Scan the lines below for the word "this". Copy each line you find it in.
## start The data
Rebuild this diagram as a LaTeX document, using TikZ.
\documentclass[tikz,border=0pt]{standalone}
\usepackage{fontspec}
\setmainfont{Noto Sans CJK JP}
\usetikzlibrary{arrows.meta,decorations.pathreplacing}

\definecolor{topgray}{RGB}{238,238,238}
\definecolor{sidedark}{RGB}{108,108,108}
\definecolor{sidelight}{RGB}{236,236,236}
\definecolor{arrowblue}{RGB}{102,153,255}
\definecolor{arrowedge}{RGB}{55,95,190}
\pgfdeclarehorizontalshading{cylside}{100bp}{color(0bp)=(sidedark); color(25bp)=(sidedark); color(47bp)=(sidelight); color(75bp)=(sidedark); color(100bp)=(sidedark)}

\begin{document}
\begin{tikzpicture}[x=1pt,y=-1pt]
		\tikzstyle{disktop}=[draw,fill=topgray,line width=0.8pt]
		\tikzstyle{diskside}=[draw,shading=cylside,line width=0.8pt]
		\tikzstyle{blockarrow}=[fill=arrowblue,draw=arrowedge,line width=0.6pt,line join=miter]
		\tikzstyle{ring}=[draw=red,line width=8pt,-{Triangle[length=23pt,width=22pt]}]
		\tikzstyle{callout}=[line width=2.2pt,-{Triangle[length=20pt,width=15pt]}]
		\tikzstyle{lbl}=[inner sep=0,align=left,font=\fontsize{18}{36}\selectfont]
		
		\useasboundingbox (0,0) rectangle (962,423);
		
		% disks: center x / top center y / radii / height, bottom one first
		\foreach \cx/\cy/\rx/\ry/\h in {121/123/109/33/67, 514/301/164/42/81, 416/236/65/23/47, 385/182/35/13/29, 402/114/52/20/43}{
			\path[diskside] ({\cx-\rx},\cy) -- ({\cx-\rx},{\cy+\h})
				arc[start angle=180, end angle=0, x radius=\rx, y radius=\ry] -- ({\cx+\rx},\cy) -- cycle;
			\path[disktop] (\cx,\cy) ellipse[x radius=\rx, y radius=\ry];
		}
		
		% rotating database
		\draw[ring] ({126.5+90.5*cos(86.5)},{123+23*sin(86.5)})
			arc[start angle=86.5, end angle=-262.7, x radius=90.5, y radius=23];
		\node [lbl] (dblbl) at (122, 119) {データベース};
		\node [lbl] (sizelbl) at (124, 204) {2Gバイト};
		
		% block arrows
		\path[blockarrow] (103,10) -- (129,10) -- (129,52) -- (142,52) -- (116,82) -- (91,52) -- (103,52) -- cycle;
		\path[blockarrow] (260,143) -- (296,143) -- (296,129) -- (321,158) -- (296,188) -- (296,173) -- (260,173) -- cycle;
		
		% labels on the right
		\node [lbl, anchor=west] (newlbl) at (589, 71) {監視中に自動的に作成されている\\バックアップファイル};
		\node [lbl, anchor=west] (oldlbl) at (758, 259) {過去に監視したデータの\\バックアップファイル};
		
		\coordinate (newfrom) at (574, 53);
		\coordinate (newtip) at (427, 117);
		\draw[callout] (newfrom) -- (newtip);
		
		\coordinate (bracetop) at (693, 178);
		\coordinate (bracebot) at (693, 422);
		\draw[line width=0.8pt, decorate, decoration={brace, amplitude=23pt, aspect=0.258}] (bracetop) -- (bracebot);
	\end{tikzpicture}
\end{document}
## end The data
## start The data
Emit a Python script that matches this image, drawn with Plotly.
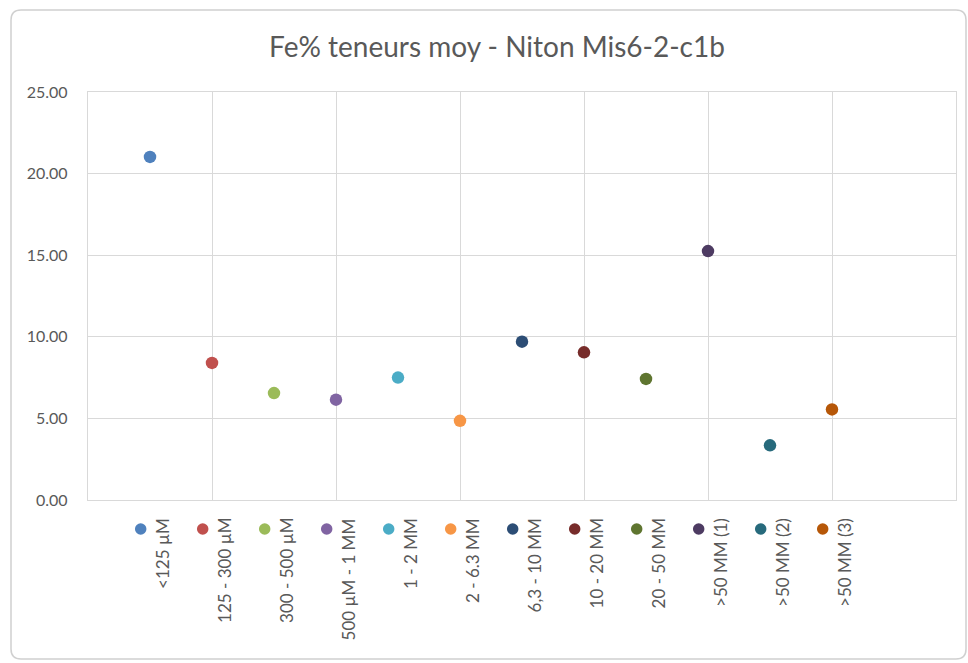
## end The data
**Result:**
Rebuild this diagram as a LaTeX document, using TikZ.
Emit a Python script that matches this image, drawn with Plotly.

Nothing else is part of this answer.